■ **INPUT RECORDS**:

--------------------------------------------------

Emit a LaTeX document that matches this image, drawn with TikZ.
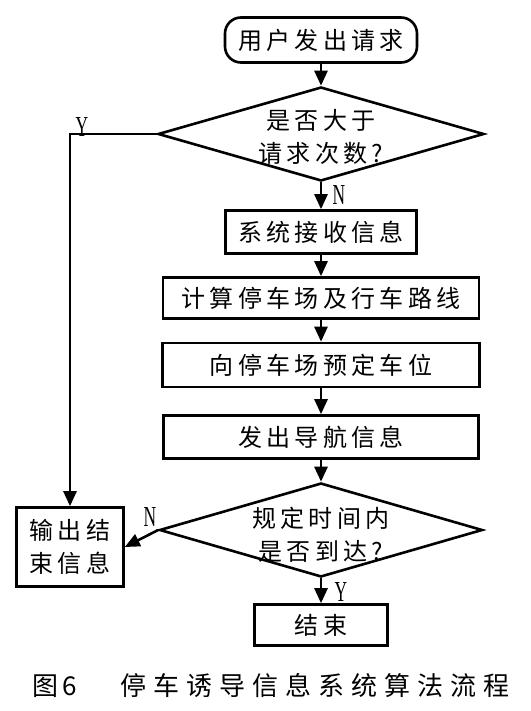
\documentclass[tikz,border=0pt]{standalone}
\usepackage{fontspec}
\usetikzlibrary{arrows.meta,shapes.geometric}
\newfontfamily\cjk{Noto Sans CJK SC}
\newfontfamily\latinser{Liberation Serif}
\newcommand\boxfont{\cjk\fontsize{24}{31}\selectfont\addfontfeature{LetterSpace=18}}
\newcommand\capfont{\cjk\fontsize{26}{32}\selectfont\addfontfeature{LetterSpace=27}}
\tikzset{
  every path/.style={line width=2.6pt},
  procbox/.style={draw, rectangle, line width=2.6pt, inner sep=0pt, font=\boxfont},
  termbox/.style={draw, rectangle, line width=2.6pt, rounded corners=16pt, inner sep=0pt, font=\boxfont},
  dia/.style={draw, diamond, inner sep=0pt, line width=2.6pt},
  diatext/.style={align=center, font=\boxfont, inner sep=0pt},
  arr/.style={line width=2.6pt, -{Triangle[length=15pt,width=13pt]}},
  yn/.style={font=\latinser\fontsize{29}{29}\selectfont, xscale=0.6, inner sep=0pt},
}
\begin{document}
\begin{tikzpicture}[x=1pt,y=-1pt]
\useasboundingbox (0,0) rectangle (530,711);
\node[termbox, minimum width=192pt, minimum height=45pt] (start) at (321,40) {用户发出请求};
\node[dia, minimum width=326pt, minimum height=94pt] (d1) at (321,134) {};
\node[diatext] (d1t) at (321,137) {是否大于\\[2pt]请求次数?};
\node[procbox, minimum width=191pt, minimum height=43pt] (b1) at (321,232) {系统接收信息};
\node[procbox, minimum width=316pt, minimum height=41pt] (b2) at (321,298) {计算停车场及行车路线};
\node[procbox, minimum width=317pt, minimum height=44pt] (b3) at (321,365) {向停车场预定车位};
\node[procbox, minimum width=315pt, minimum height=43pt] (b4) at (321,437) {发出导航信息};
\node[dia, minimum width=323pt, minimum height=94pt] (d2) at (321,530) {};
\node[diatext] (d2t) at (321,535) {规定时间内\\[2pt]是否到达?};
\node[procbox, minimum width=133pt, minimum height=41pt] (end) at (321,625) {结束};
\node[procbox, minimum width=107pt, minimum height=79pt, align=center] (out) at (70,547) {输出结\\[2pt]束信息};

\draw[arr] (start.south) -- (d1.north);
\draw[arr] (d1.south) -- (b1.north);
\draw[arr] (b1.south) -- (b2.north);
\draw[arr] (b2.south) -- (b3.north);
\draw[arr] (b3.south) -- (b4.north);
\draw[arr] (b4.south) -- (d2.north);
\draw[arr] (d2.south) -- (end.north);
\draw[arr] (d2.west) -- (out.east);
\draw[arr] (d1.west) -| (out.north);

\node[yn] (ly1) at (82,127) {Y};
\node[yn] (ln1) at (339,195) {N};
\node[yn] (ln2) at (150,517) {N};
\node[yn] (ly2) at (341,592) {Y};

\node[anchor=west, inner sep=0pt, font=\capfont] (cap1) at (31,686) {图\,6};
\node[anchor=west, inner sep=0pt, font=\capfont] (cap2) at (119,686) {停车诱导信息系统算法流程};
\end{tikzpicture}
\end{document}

--------------------------------------------------

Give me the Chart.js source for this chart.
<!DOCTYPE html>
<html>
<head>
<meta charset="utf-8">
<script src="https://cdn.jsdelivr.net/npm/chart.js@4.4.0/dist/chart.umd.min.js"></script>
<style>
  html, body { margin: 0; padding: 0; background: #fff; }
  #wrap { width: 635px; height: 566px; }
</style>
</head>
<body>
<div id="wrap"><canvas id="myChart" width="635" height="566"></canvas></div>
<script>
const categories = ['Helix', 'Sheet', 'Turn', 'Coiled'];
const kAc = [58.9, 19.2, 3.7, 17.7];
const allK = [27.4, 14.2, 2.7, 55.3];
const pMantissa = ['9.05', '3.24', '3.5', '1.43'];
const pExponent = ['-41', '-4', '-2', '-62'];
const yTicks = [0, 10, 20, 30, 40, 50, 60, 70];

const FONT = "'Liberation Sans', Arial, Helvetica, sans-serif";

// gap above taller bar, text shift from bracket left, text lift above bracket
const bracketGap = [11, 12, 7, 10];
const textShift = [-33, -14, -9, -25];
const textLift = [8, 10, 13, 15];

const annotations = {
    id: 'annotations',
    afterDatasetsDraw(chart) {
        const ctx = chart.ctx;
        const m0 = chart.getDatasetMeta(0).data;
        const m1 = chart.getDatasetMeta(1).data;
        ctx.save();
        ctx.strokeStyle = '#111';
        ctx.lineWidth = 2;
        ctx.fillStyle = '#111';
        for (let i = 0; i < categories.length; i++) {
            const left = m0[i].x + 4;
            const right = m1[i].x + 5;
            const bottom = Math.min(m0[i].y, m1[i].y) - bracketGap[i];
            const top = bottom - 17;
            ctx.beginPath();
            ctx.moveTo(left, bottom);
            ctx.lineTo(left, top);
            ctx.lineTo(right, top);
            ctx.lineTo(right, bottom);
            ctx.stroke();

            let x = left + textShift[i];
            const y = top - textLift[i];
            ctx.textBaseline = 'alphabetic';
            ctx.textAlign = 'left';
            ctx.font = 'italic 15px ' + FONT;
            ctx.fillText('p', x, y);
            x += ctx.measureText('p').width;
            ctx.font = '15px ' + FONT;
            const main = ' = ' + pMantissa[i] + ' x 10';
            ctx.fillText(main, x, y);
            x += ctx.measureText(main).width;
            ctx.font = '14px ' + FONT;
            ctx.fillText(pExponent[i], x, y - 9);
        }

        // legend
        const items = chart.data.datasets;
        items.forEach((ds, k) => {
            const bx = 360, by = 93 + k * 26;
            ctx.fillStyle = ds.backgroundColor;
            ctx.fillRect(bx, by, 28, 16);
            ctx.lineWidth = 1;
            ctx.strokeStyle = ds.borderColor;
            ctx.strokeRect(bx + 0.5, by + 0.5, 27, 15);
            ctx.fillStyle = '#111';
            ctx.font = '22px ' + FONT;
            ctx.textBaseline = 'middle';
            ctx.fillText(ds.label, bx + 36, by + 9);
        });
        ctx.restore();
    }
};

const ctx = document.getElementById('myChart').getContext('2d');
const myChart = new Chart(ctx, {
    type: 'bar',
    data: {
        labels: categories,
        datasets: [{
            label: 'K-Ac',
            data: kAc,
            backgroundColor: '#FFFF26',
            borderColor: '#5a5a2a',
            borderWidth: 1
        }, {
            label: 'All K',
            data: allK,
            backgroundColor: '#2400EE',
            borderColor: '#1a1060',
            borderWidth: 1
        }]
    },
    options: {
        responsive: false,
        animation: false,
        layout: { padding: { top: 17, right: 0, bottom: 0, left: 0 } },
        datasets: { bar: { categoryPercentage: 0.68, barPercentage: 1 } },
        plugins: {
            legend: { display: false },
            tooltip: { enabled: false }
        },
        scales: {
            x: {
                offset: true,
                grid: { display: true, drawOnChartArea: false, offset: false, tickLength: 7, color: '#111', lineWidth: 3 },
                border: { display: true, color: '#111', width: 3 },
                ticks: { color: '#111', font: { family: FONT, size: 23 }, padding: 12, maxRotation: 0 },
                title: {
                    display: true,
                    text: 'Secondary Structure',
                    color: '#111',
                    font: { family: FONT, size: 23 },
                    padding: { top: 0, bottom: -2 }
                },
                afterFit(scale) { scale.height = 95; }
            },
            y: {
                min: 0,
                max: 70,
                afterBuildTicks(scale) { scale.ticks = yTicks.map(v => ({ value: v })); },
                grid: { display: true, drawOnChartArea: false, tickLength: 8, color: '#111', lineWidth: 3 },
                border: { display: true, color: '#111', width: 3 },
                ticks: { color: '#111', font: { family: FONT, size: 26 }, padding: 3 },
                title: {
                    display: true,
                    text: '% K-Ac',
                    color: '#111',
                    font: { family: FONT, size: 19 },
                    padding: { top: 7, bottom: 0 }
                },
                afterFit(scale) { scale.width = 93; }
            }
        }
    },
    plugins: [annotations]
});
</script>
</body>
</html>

--------------------------------------------------

■ **STATED PROBLEM**:
Everything from the line containing "Give me the Chart.js source for this chart." down to the line containing "const textLift = [8, 10, 13, 15];" should be retyped exactly, both lines included, and nothing more.

■ **EXERCISE SOLUTION**:
Give me the Chart.js source for this chart.
<!DOCTYPE html>
<html>
<head>
<meta charset="utf-8">
<script src="https://cdn.jsdelivr.net/npm/chart.js@4.4.0/dist/chart.umd.min.js"></script>
<style>
  html, body { margin: 0; padding: 0; background: #fff; }
  #wrap { width: 635px; height: 566px; }
</style>
</head>
<body>
<div id="wrap"><canvas id="myChart" width="635" height="566"></canvas></div>
<script>
const categories = ['Helix', 'Sheet', 'Turn', 'Coiled'];
const kAc = [58.9, 19.2, 3.7, 17.7];
const allK = [27.4, 14.2, 2.7, 55.3];
const pMantissa = ['9.05', '3.24', '3.5', '1.43'];
const pExponent = ['-41', '-4', '-2', '-62'];
const yTicks = [0, 10, 20, 30, 40, 50, 60, 70];

const FONT = "'Liberation Sans', Arial, Helvetica, sans-serif";

// gap above taller bar, text shift from bracket left, text lift above bracket
const bracketGap = [11, 12, 7, 10];
const textShift = [-33, -14, -9, -25];
const textLift = [8, 10, 13, 15];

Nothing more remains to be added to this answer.